Inspiration

Building multi-agent systems is still slow and brittle. We wanted a visual, MCP-native way to go from idea → agent in minutes.

What it does

Hiveflow is a visual orchestrator for AI agents. On a drag-and-drop canvas you connect models, tools, and APIs with live previews.
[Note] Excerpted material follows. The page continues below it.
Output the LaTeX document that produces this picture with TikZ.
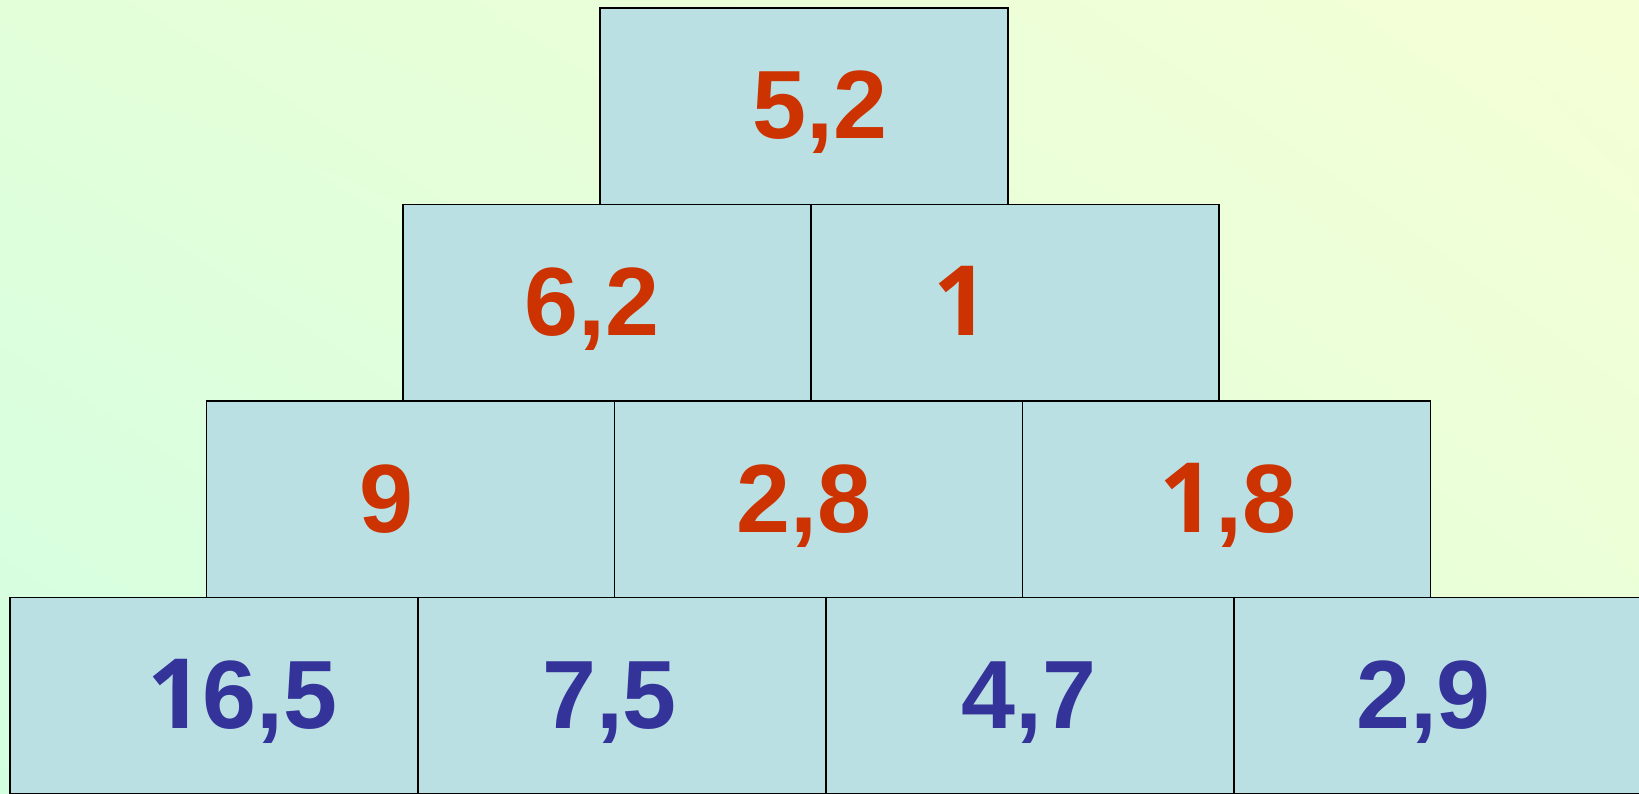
\documentclass[tikz,border=0pt]{standalone}
\usepackage{fontspec}
\setmainfont{Liberation Sans}
\newfontfamily\onefont{Open Sans}
\newcommand{\one}{{\onefont 1}}
\usetikzlibrary{shadings}
\definecolor{boxfill}{HTML}{BBE0E3}
\definecolor{numred}{HTML}{CC3300}
\definecolor{numblue}{HTML}{333399}
\definecolor{bgll}{HTML}{D3FFE1}
\definecolor{bgul}{HTML}{E2FFDA}
\definecolor{bglr}{HTML}{E8FFD8}
\definecolor{bgur}{HTML}{F5FFD6}
\tikzset{
  cell/.style={draw=black, line width=1.5pt, fill=boxfill, minimum width=408pt, minimum height=196.6pt, inner sep=0pt, anchor=north west},
  num/.style={anchor=base, inner sep=0pt, font=\fontsize{97}{100}\selectfont\bfseries},
  rednum/.style={num, text=numred},
  bluenum/.style={num, text=numblue}
}
\begin{document}
\begin{tikzpicture}[x=1pt,y=-1pt]
\useasboundingbox (0,0) rectangle (1639,793);
\shade[upper left=bgul, upper right=bgur, lower left=bgll, lower right=bglr] (0,0) rectangle (1639,793);
% row 1
\node[cell] (a1) at (599,7) {};
% row 2
\node[cell] (b1) at (402.3,203.6) {};
\node[cell] (b2) at (810.3,203.6) {};
% row 3
\node[cell] (c1) at (205.6,400.2) {};
\node[cell] (c2) at (613.6,400.2) {};
\node[cell] (c3) at (1021.6,400.2) {};
% row 4
\node[cell] (d1) at (9,596.8) {};
\node[cell] (d2) at (417,596.8) {};
\node[cell] (d3) at (825,596.8) {};
\node[cell] (d4) at (1233,596.8) {};
% numbers
\node[rednum] (ta1) at (820,138.8) {5,2};
\node[rednum] (tb1) at (592,335.4) {6,2};
\node[rednum] (tb2) at (961,335.4) {\one};
\node[rednum] (tc1) at (386,532) {9};
\node[rednum] (tc2) at (804,532) {2,8};
\node[rednum] (tc3) at (1228,532) {\one,8};
\node[bluenum] (td1) at (242.5,728.6) {\one6,5};
\node[bluenum] (td2) at (609.5,728.6) {7,5};
\node[bluenum] (td3) at (1029,728.6) {4,7};
\node[bluenum] (td4) at (1423.5,728.6) {2,9};
\end{tikzpicture}
\end{document}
We added MCP connectors for Redis (KV/cache/pub-sub) and Minimax (LLM/voice).

How we built it

• Node-based canvas with a DAG scheduler; streamed execution node-by-node.
• Hiveflow MCP server so assistants (e.g., Claude/Cursor) can list, run, and monitor flows.
• Observability: traces, latency, token usage, retries.

Challenges we ran into

• Tool/schema drift across functions.
• Rate limits & backpressure in parallel branches.
• Secret management and environment hygiene.
• Voice streaming jitter (barge-in, partials).

Accomplishments that we’re proud of

• End-to-end flow triggered from an assistant via MCP.
• New MCP tools: redis and minimax working in real demos.
• Demo-ready multi-agent workflows built in minutes.

What we learned

• MCP turns assistants into operators of flows, not just users.
• UX + observability speed iteration more than “one more model.”
• Short-lived, scoped credentials are non-negotiable.

What’s next for Hiveflow

• More MCP tools (Notion, Slack, DBs) and verticalized templates.
• Team collaboration, versioning, and hosted SaaS + SDK.
• Deeper memory via Redis patterns and built-in eval harnesses.